For centuries, humans and scientists have agreed that the brain develops until adulthood (at the most until we’re 25) and that is that. We thought it could only change after this if it is injured or diseased. Turns out we’re all wrong. The brain continues to adapt and develop throughout our whole lives. This happens when we go through physical changes, psychological changes, emotional changes, relationship changes, changes in beliefs, behaviour, health, education, travel, hobbies, talents, skills, reading material, diet and the list goes on. Basically, a LOT of things can affect our brain’s structure and function and this is called “Neuroplasticity”.
Neuroplasticity is the ability of the brain to change continuously throughout an individual’s life. This can happen in different ways, e.g.: brain activity associated with a specific function can be transferred to a different location, the proportion of grey matter can change i.e. physical size of the brain can increase or decrease in certain places, and synapses (electric signals throughout brain) may strengthen or weaken over time.

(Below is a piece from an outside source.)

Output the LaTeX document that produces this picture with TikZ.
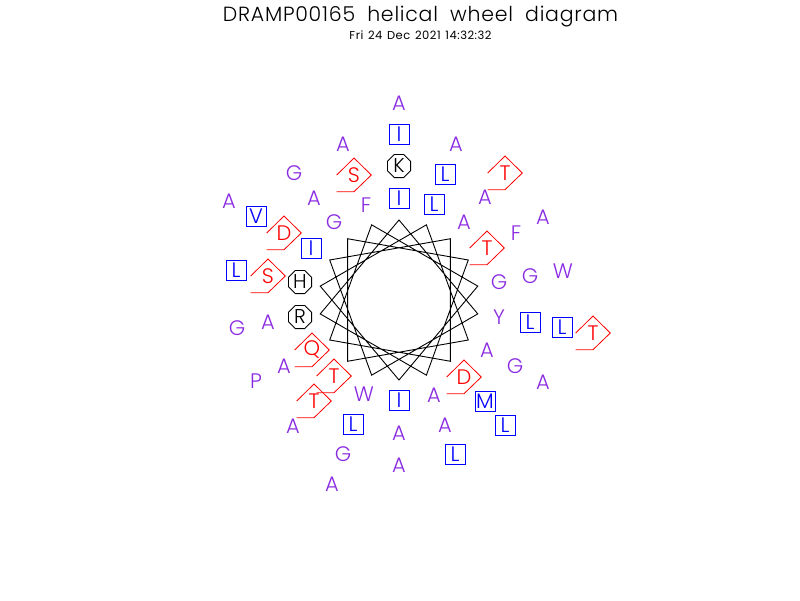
\documentclass[tikz,border=0pt]{standalone}
\usepackage{fontspec}
\usetikzlibrary{shapes.geometric}
\setmainfont{Poppins Light}
\newfontfamily\titlefont[LetterSpace=3.7,WordSpace=1.9]{Poppins Light}
\newfontfamily\stampfont[LetterSpace=4.5,WordSpace=1.3]{Poppins}
\definecolor{respurple}{HTML}{8A2BE2}
\tikzset{
  reslabel/.style={inner sep=0pt,font=\fontsize{21}{21}\selectfont},
  plainres/.style={reslabel,text=respurple},
  boxres/.style={reslabel,text=blue,draw=blue,line width=0.9pt,minimum size=20pt,shape=rectangle,font=\fontsize{21}{21}\selectfont},
  octres/.style={reslabel,text=black,draw=black,line width=0.9pt,shape=regular polygon,regular polygon sides=8,minimum size=25pt,font=\fontsize{20}{20}\selectfont},
  pentres/.style={reslabel,text=red},
  pentline/.style={draw=red,line width=0.8pt},
  starline/.style={draw=black,line width=0.9pt,line join=miter},
}
\newcommand{\plainr}[4]{\node[plainres] (#1) at (#2,#3) {#4};}
\newcommand{\boxr}[4]{\node[boxres] (#1) at (#2,#3) {#4};}
\newcommand{\octr}[4]{\node[octres] (#1) at (#2,#3) {#4};}
\newcommand{\pentr}[4]{\node[pentres] (#1) at (#2,#3) {#4};
  \draw[pentline] ([shift={(-17.3,0)}]#1.center) -- ([shift={(0,-17)}]#1.center) -- ([shift={(17.3,0)}]#1.center) -- ([shift={(0,16.7)}]#1.center) -- ([shift={(-17.3,16.7)}]#1.center);}
\begin{document}
\begin{tikzpicture}[x=1pt,y=-1pt]
\useasboundingbox (0,0) rectangle (800,600);
\node[inner sep=0pt,font=\titlefont\fontsize{20.5}{20.5}\selectfont] (title) at (420.5,17) {DRAMP00165 helical wheel diagram};
\node[inner sep=0pt,font=\stampfont\fontsize{11.5}{11.5}\selectfont] (stamp) at (420.5,35) {Fri 24 Dec 2021 14:32:32};
% star
\foreach \i in {0,...,17}{\coordinate (v\i) at ({399+80*sin(\i*100)},{300-80*cos(\i*100)});}
\draw[starline] (v0) -- (v1) -- (v2) -- (v3) -- (v4) -- (v5) -- (v6) -- (v7) -- (v8) -- (v9) -- (v10) -- (v11) -- (v12) -- (v13) -- (v14) -- (v15) -- (v16) -- (v17) -- cycle;
% residues
\plainr{a1}{399}{103}{A}
\boxr{i1}{399}{134}{I}
\octr{k1}{399}{166}{K}
\boxr{i2}{399}{198}{I}
\plainr{a2}{343}{144}{A}
\pentr{s1}{354}{175}{S}
\plainr{g1}{294}{173}{G}
\plainr{a3}{314}{198}{A}
\plainr{f1}{366}{205}{F}
\plainr{g2}{334}{222}{G}
\plainr{a4}{229}{201}{A}
\boxr{v1r}{256}{216}{V}
\pentr{d1}{284}{233}{D}
\boxr{i3}{311}{248}{I}
\boxr{l1}{236}{270}{L}
\pentr{s2}{268}{276}{S}
\octr{h1}{300}{282}{H}
\plainr{a5}{456}{144}{A}
\boxr{l2}{445}{174}{L}
\boxr{l3}{434}{204}{L}
\pentr{t1}{505}{173}{T}
\plainr{a6}{485}{197}{A}
\plainr{a7}{464}{222}{A}
\plainr{a8}{543}{217}{A}
\plainr{f2}{516}{233}{F}
\pentr{t2}{487}{248}{T}
\plainr{g3}{499}{282}{G}
\plainr{g4}{530}{276}{G}
\plainr{w1}{563}{271}{W}
\octr{r1}{300}{317}{R}
\plainr{g5}{237}{328}{G}
\plainr{a9}{268}{322}{A}
\pentr{q1}{312}{350}{Q}
\plainr{a10}{284}{366}{A}
\pentr{t3}{334}{376}{T}
\plainr{p1}{256}{381}{P}
\pentr{t4}{314}{401}{T}
\plainr{w2}{364}{394}{W}
\boxr{i4}{399}{400}{I}
\boxr{l4}{353}{424}{L}
\plainr{a11}{293}{426}{A}
\plainr{a12}{399}{433}{A}
\plainr{g6}{343}{454}{G}
\plainr{a13}{399}{465}{A}
\plainr{a14}{332}{484}{A}
\plainr{y1}{499}{317}{Y}
\boxr{l5}{530}{322}{L}
\boxr{l6}{562}{327}{L}
\pentr{t5}{593}{333}{T}
\plainr{a15}{487}{350}{A}
\plainr{g7}{515}{366}{G}
\pentr{d2}{464}{377}{D}
\plainr{a16}{543}{382}{A}
\plainr{a17}{434}{395}{A}
\boxr{m1}{485}{401}{M}
\boxr{l7}{505}{425}{L}
\plainr{a18}{445}{425}{A}
\boxr{l8}{455}{454}{L}
\end{tikzpicture}
\end{document}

Take this example, while your own brain processes that information…
As taxis in London can be hailed in the street and asked to go anywhere, taxi drivers must know the routes like the back of their hand. This is why they must learn and pass the world-famous ‘Knowledge’. Studies have looked into this and found that the Hippocampi (aka the heart of the brain) is vital in this process and research has observed that this area of the brain physically grows, once the ‘Knowledge’ has been completed. This is evidence that “brain training” not only improves our cognitive functioning, but it literally grows the physical structure of our brains, also.
The hippocampus is within the Limbic System and is where our feelings and reactions come from. It is also where short-term memories are turned into long-term memories before they are stored elsewhere. Research shows that activity in the hippocampus affects memory and pathfinding, but also can improve functions such as vision, hearing, and touch. This research is new, but it suggests that if we strengthen our hippocampus by completing tasks to do with routes/pathfinding, we can improve our memory, direction, vision and hearing. This research may also have implications for the treatment of neuro-degenerative conditions such as Alzheimer’s.
Our brain is everything. We know we can change our brain and you may have heard the phrase ‘brain training’. This may lead to think of weightlifting and building muscle, if so, you’re right. When we repeat a thought, emotion or behaviour the neural pathway that it is associated with in our brain, strengthens, the “muscle” grows. The more we train the muscle, the more it grows. Then something really cool happens, the brain chooses the stronger muscle to flex. So you can train yourself to be optimistic by repeating positive thoughts and behaviours over and over and eventually, your brain will naturally switch to optimism.